La “Notte dei lunghi coltelli”, nota in Germania come Röhm-Putsch o “operazione colibrì”, fu un’epurazione cruenta ordinata da Adolf Hitler tra il 30 giugno e l’1 luglio 1934 con l’obiettivo di consolidare il suo potere all’interno del regime nazista. In quell’arco di tempo, le SS, con la Gestapo e la complicità della Reichswehr, eliminarono militarmente e politicamente decine di oppositori, tra cui spiccava Ernst Röhm, capo delle SA. L’evento segnò una svolta decisiva: Hitler dimostrò che nessuna sfida interna sarebbe stata tollerata, passando da cancelliere ad unico arbitro assoluto del Terzo Reich.
Tra la fine di giugno e l’estate del 1934 le violenze furono sistematiche: le SS penetrarono nei quartieri delle SA in Baviera (in particolare a Bad Wiessee) e a Berlino, arrestando e sopprimendo i vertici e molti seguaci. Le cifre ufficiali conteggiano 71 vittime, ma stime più attendibili collocano il bilancio tra 150 e 200 morti, con alcune valutazioni che arrivano fino a 400. Oltre alle SA, furono eliminati anche militari come il generale Kurt von Schleicher, esponenti del partito oppositore (quali Gregor Strasser) e figure legate al governo conservatore, inclusi collaboratori di Franz von Papen e membri estranei alla politica, come Erich Klausener.

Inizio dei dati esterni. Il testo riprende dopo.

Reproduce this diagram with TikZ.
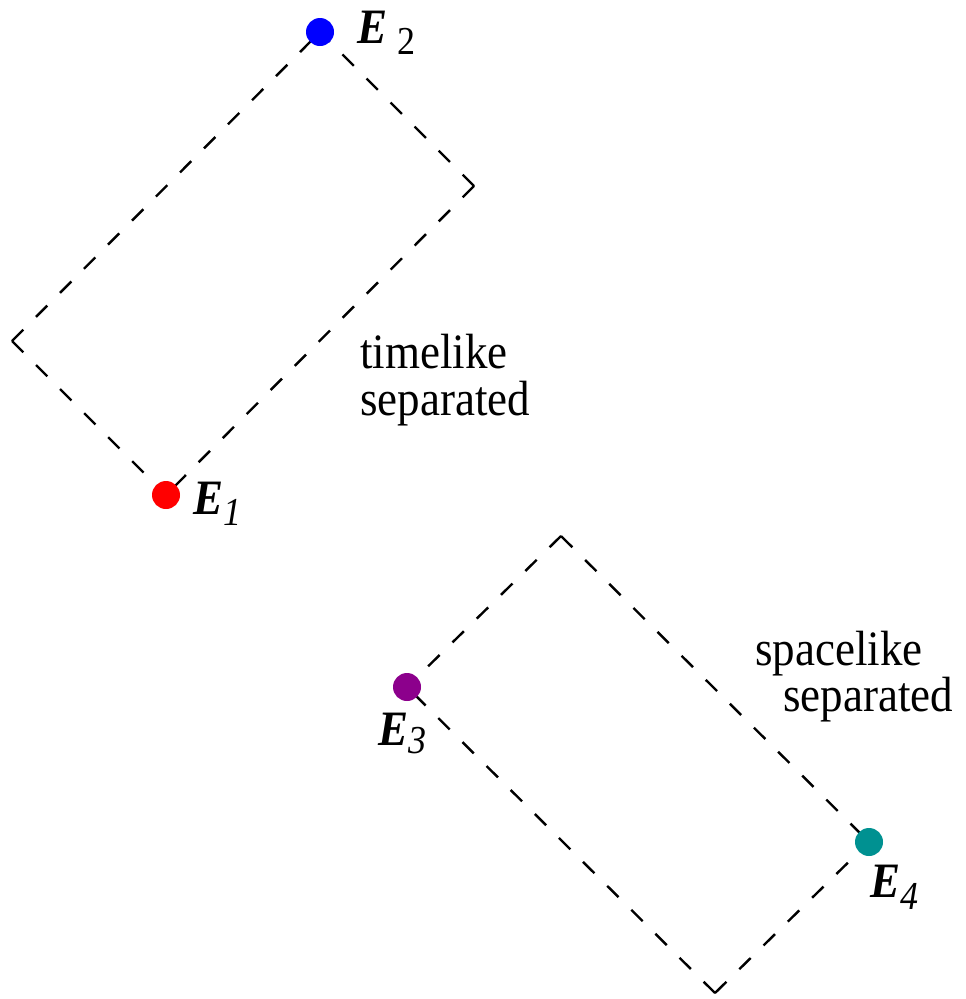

Il colpo fu preparato meticolosamente da Hitler con l’appoggio di Hermann Göring, Heinrich Himmler e Reinhard Heydrich. L’azione fu giustificata come una risposta preventiva al presunto complotto delle SA guidato da Röhm, che aspirava a trasformare il movimento paramilitare in forza rivalizzante rispetto all’esercito tradizionale, la Reichswehr, e che, tra l’altro, sosteneva una “seconda rivoluzione” sociale e anticapitalista.

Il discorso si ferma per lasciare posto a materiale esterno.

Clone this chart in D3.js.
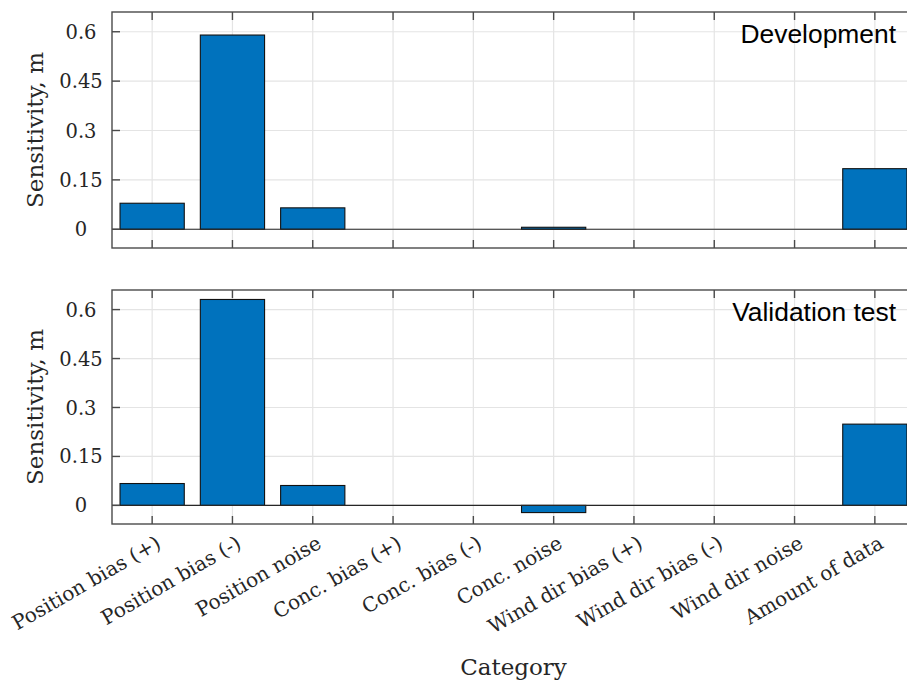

Il massacro si concluse ufficialmente il 1° luglio, giorno in cui Hitler promosse Viktor Lutze a nuovo capo delle SA e ottenne la piena fedeltà delle forze armate. Nella commemorazione tenuta il 13 luglio al Reichstag, Hitler rivendicò le esecuzioni, presentandole come necessarie per salvaguardare lo Stato e assicurare la stabilità nazionale.

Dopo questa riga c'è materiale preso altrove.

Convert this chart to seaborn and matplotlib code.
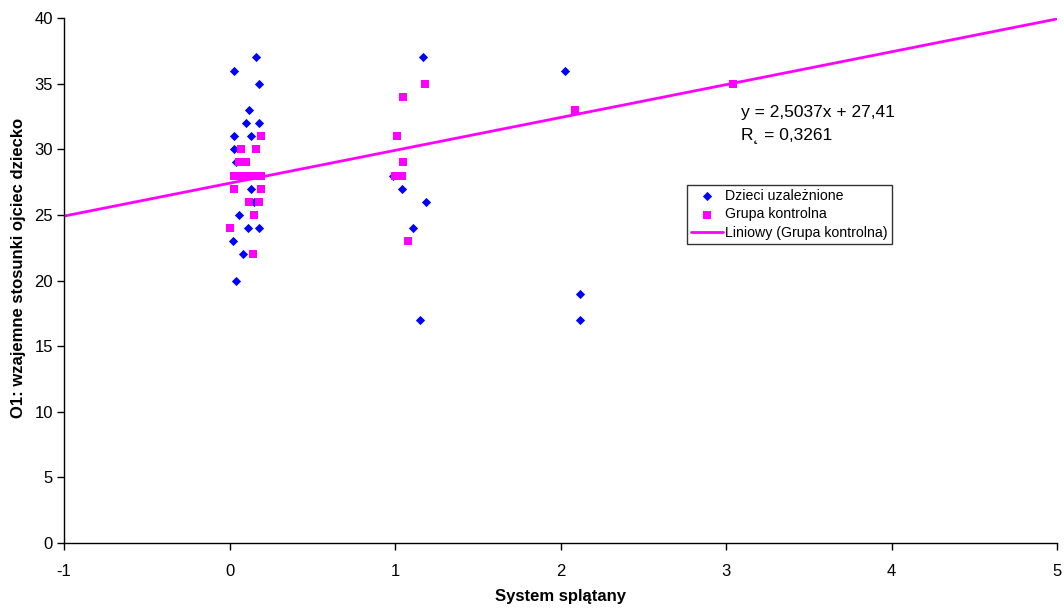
import numpy as np
import pandas as pd
import matplotlib
matplotlib.use("Agg")
import matplotlib.pyplot as plt
import seaborn as sns

# --- data ---
dzieci_x = [0.16, 0.03, 0.18, 0.12, 0.10, 0.18, 0.03, 0.13, 0.03, 0.04,
            0.13, 0.15, 0.06, 0.11, 0.18, 0.02, 0.08, 0.04,
            1.17, 0.99, 1.04, 1.19, 1.11, 1.15,
            2.03, 2.12, 2.12]
dzieci_y = [37, 36, 35, 33, 32, 32, 31, 31, 30, 29,
            27, 26, 25, 24, 24, 23, 22, 20,
            37, 28, 27, 26, 24, 17,
            36, 19, 17]

kontrolna_x = [0.19, 0.07, 0.16, 0.06, 0.10, 0.03, 0.07, 0.11, 0.15, 0.19,
               0.03, 0.19, 0.12, 0.18, 0.15, 0.00, 0.14,
               1.18, 1.05, 1.01, 1.05, 1.00, 1.04, 1.08,
               2.09, 3.04]
kontrolna_y = [31, 30, 30, 29, 29, 28, 28, 28, 28, 28,
               27, 27, 26, 26, 25, 24, 22,
               35, 34, 31, 29, 28, 28, 23,
               33, 35]

# trend line for Grupa kontrolna (as printed on the chart)
slope = 2.5037
intercept = 27.41
r2_text = "0,3261"

x_ticks = [-1, 0, 1, 2, 3, 4, 5]
y_ticks = [0, 5, 10, 15, 20, 25, 30, 35, 40]

df = pd.DataFrame({
    "x": dzieci_x + kontrolna_x,
    "y": dzieci_y + kontrolna_y,
    "grupa": ["Dzieci uzależnione"] * len(dzieci_x) + ["Grupa kontrolna"] * len(kontrolna_x),
})

sns.set_style("white")
plt.rcParams["font.family"] = ["Liberation Sans", "DejaVu Sans"]
plt.rcParams["axes.unicode_minus"] = False
plt.rcParams["text.color"] = "black"
plt.rcParams["axes.labelcolor"] = "black"
plt.rcParams["xtick.color"] = "black"
plt.rcParams["ytick.color"] = "black"

fig = plt.figure(figsize=(10.64, 6.11), dpi=100)
ax = fig.add_axes([64 / 1064, 68 / 611, 993 / 1064, 525 / 611])

blue = "#0000FF"
pink = "#FF00FF"

sns.scatterplot(data=df[df.grupa == "Dzieci uzależnione"], x="x", y="y",
                color=blue, marker="D", s=22, linewidth=0, ax=ax,
                label="Dzieci uzależnione", zorder=3)
sns.scatterplot(data=df[df.grupa == "Grupa kontrolna"], x="x", y="y",
                color=pink, marker="s", s=30, linewidth=0, ax=ax,
                label="Grupa kontrolna", zorder=4)

trend_x = np.array([x_ticks[0], x_ticks[-1]])
sns.lineplot(x=trend_x, y=slope * trend_x + intercept, color=pink, linewidth=2,
             ax=ax, label="Liniowy (Grupa kontrolna)", zorder=2)

ax.set_xlim(x_ticks[0], x_ticks[-1])
ax.set_ylim(y_ticks[0], y_ticks[-1])
ax.set_xticks(x_ticks)
ax.set_yticks(y_ticks)
ax.tick_params(axis="both", direction="out", length=5, width=1, color="black",
               labelcolor="black", labelsize=12, pad=3, bottom=True, left=True)
ax.tick_params(axis="x", pad=10)
for s in ["top", "right"]:
    ax.spines[s].set_visible(False)
for s in ["left", "bottom"]:
    ax.spines[s].set_color("black")
    ax.spines[s].set_linewidth(1)

ax.set_xlabel("System splątany", fontsize=12, fontweight="bold", labelpad=7)
ax.set_ylabel("O1: wzajemne stosunki ojciec dziecko", fontsize=12,
              fontweight="bold")
ax.yaxis.set_label_coords(-0.038, 0.524)

ax.text(3.09, 32.8, "y = 2,5037x + 27,41", fontsize=12.5, va="center", ha="left")
ax.text(3.09, 31.1, "R\u02db = " + r2_text, fontsize=12.5, va="center", ha="left")

leg = ax.legend(loc="upper left", bbox_to_anchor=(0.627, 0.682), frameon=True,
                fancybox=False, edgecolor="black", fontsize=10.2,
                borderpad=0.3, labelspacing=0.3, handlelength=2.3,
                handletextpad=0.1, borderaxespad=0)
leg.get_frame().set_linewidth(1)
for t in leg.get_texts():
    t.set_color("black")

fig.savefig("out.png", dpi=100)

Il terribile evento consolidò il controllo personale di Hitler su esercito e partito, grazie all’azzeramento di possibili rivali. E, soprattutto, stabilì un precedente oscuro: la legittimazione delle esecuzioni extragiudiziali da parte dello Stato. La violenza interna, insomma, divenne strumento politico.